__RECORDED INFORMATION__.

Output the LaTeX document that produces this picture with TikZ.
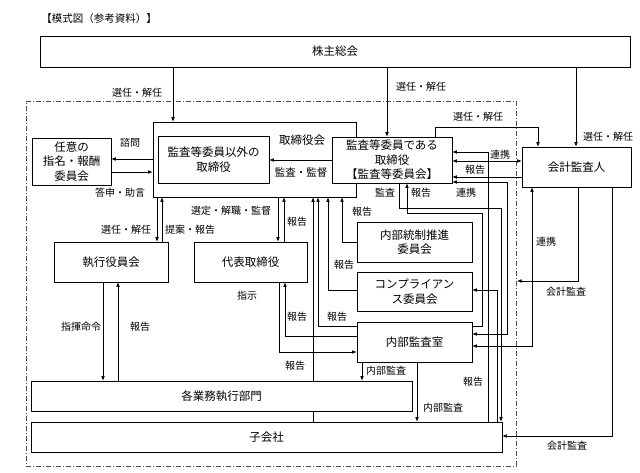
\documentclass[tikz,border=0pt]{standalone}
\usepackage{fontspec}
\setmainfont{Noto Sans CJK JP}
\usetikzlibrary{arrows.meta}
\newcommand{\bxfont}{\fontsize{11.5}{14.5}\selectfont}
\newcommand{\lbfont}{\fontsize{10}{11}\selectfont}
\begin{document}
\begin{tikzpicture}[x=1pt,y=-1pt,
  box/.style={draw=black, line width=0.6pt, fill=white, inner sep=0pt, font=\bxfont, align=center},
  lab/.style={font=\lbfont, inner sep=0pt},
  ln/.style={line width=0.6pt, draw=black},
  arr/.style={ln, -{Latex[length=4.5pt,width=3.6pt]}},
  darr/.style={ln, {Latex[length=4.5pt,width=3.6pt]}-{Latex[length=4.5pt,width=3.6pt]}},
  frame/.style={draw=black!70, line width=0.6pt, dash pattern=on 5pt off 2pt on 1pt off 2pt, inner sep=0pt}
]
\fill[white] (0,0) rectangle (640,473);
\useasboundingbox (0,0) rectangle (640,473);

% frame
\node[frame, minimum width=490pt, minimum height=365pt] (fr) at (271,283.5) {};

% boxes
\node[box, minimum width=590pt, minimum height=31pt] (kabu) at (335,51.5) {株主総会};
\node[box, minimum width=203pt, minimum height=75pt] (toriOuter) at (254.5,159.5) {};
\node[box, minimum width=111pt, minimum height=47pt] (gaiBox) at (213.5,159.5) {監査等委員以外の\\取締役};
\node[box, minimum width=120pt, minimum height=46pt] (kansa) at (392,160) {監査等委員である\\取締役\\【監査等委員会】};
\node[box, minimum width=79pt, minimum height=47pt] (nini) at (71.5,161.5) {任意の\\指名・報酬\\委員会};
\node[box, minimum width=114pt, minimum height=40pt] (shikkou) at (111,262) {執行役員会};
\node[box, minimum width=113pt, minimum height=40pt] (daihyo) at (250.5,262) {代表取締役};
\node[box, minimum width=115pt, minimum height=40pt] (naitou) at (414.5,242) {内部統制推進\\委員会};
\node[box, minimum width=115pt, minimum height=39pt] (comp) at (414.5,291.5) {コンプライアン\\ス委員会};
\node[box, minimum width=115pt, minimum height=40pt] (naibu) at (414.5,342) {内部監査室};
\node[box, minimum width=381pt, minimum height=30pt] (gyomu) at (221.5,396) {各業務執行部門};
\node[box, minimum width=471pt, minimum height=30pt] (ko) at (266.5,437) {子会社};
\node[box, minimum width=109pt, minimum height=40pt] (kaikei) at (576.5,167) {会計監査人};
\coordinate (bd) at (517,281);

% connectors
\draw[arr] (kabu.south -| 173,0) -- (toriOuter.north -| 173,0);
\draw[arr] (kabu.south -| 387,0) -- (kansa.north -| 387,0);
\draw[arr] (kabu.south -| 576,0) -- (kaikei.north -| 576,0);
\draw[arr] (kansa.north -| 435,0) -- (435,127) -- (538,127) -- (kaikei.north -| 538,0);
\draw[arr] (toriOuter.west |- 0,159) -- (nini.east |- 0,159);
\draw[arr] (nini.east |- 0,172) -- (toriOuter.west |- 0,172);
\draw[arr] (kansa.west) -- (gaiBox.east |- kansa.west);
\draw[arr] (toriOuter.south -| 157,0) -- (shikkou.north -| 157,0);
\draw[arr] (shikkou.north -| 162,0) -- (toriOuter.south -| 162,0);
\draw[arr] (toriOuter.south -| 278,0) -- (daihyo.north -| 278,0);
\draw[arr] (daihyo.north -| 284,0) -- (toriOuter.south -| 284,0);
\draw[arr] (naitou.west) -| (toriOuter.south -| 342,0);
\draw[arr] (comp.west |- 0,290) -| (toriOuter.south -| 328,0);
\draw[arr] (naibu.west |- 0,326) -| (toriOuter.south -| 318,0);
\draw[ln] (ko.north -| 313,0) -- (gyomu.south -| 313,0);
\draw[arr] (gyomu.north -| 313,0) -- (toriOuter.south -| 313,0);
\draw[arr] (naibu.west |- 0,336) -| (daihyo.south -| 285,0);
\draw[arr] (daihyo.south -| 279,0) |- (naibu.west |- 0,352);
\draw[arr] (shikkou.south -| 103,0) -- (gyomu.north -| 103,0);
\draw[arr] (gyomu.north -| 118,0) -- (shikkou.south -| 118,0);
\draw[arr] (naibu.south -| 362,0) -- (gyomu.north -| 362,0);
\draw[arr] (naibu.south -| 417,0) -- (ko.north -| 417,0);
\draw[arr] (kansa.south -| 399,0) -- (399,208) -| (ko.north -| 501,0);
\draw[arr] (naibu.east |- 0,326) -| (482,213) -| (kansa.south -| 407,0);
\draw[darr] (kansa.east |- 0,182) -| (507,334) -- (naibu.east |- 0,334);
\draw[arr] (ko.north -| 488,0) |- (kansa.east |- 0,152);
\draw[arr] (ko.north -| 497,0) |- (comp.east |- 0,290);
\draw[darr] (kansa.east |- 0,161) -- (kaikei.west |- 0,161);
\draw[arr] (kaikei.west |- 0,177) -- (kansa.east |- 0,177);
\draw[darr] (naibu.east |- 0,346) -| (kaikei.south -| 532,0);
\draw[arr] (kaikei.south -| 578,0) |- (bd);
\draw[arr] (kaikei.south -| 612,0) |- (ko.east |- 0,436);

% labels
\node[lab, font=\fontsize{10.5}{12}\selectfont] (title) at (99,19) {【模式図（参考資料）】};
\node[lab] (l1) at (137,93) {選任・解任};
\node[lab] (l2) at (421,87) {選任・解任};
\node[lab] (l3) at (608,137) {選任・解任};
\node[lab] (l4) at (478,117) {選任・解任};
\node[lab] (l5) at (130,143) {諮問};
\node[lab] (l6) at (120,193) {答申・助言};
\node[lab, font=\bxfont] (l7) at (302,140) {取締役会};
\node[lab, font=\fontsize{10.5}{12}\selectfont] (l8) at (301,173) {監査・監督};
\node[lab] (l9) at (126,230) {選任・解任};
\node[lab] (l10) at (190,230) {提案・報告};
\node[lab] (l11) at (231,211) {選定・解職・監督};
\node[lab] (l12) at (297,222) {報告};
\node[lab] (l13) at (362,212) {報告};
\node[lab] (l14) at (344,265) {報告};
\node[lab] (l15) at (337,317) {報告};
\node[lab] (l16) at (297,317) {報告};
\node[lab] (l17) at (295,366) {報告};
\node[lab] (l18) at (247,296) {指示};
\node[lab] (l19) at (81,327) {指揮命令};
\node[lab] (l20) at (140,327) {報告};
\node[lab] (l21) at (386,371) {内部監査};
\node[lab] (l22) at (443,408) {内部監査};
\node[lab] (l23) at (385,193) {監査};
\node[lab] (l24) at (421,193) {報告};
\node[lab] (l25) at (466,193) {連携};
\node[lab] (l26) at (473,382) {報告};
\node[lab] (l27) at (500,155) {連携};
\node[lab] (l28) at (475,170) {報告};
\node[lab] (l29) at (546,242) {連携};
\node[lab] (l30) at (566,292) {会計監査};
\node[lab] (l31) at (567,446) {会計監査};
\end{tikzpicture}
\end{document}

__INSTRUCTIONS FOR THE TASK__. Repeat the listing above exactly from its first line to the line containing "minimum width=490pt, minimum", both included, and omit the pictures.

__EXERCISE ANSWER__.
Output the LaTeX document that produces this picture with TikZ.
\documentclass[tikz,border=0pt]{standalone}
\usepackage{fontspec}
\setmainfont{Noto Sans CJK JP}
\usetikzlibrary{arrows.meta}
\newcommand{\bxfont}{\fontsize{11.5}{14.5}\selectfont}
\newcommand{\lbfont}{\fontsize{10}{11}\selectfont}
\begin{document}
\begin{tikzpicture}[x=1pt,y=-1pt,
  box/.style={draw=black, line width=0.6pt, fill=white, inner sep=0pt, font=\bxfont, align=center},
  lab/.style={font=\lbfont, inner sep=0pt},
  ln/.style={line width=0.6pt, draw=black},
  arr/.style={ln, -{Latex[length=4.5pt,width=3.6pt]}},
  darr/.style={ln, {Latex[length=4.5pt,width=3.6pt]}-{Latex[length=4.5pt,width=3.6pt]}},
  frame/.style={draw=black!70, line width=0.6pt, dash pattern=on 5pt off 2pt on 1pt off 2pt, inner sep=0pt}
]
\fill[white] (0,0) rectangle (640,473);
\useasboundingbox (0,0) rectangle (640,473);

% frame
\node[frame, minimum width=490pt, minimum height=365pt] (fr) at (271,283.5) {};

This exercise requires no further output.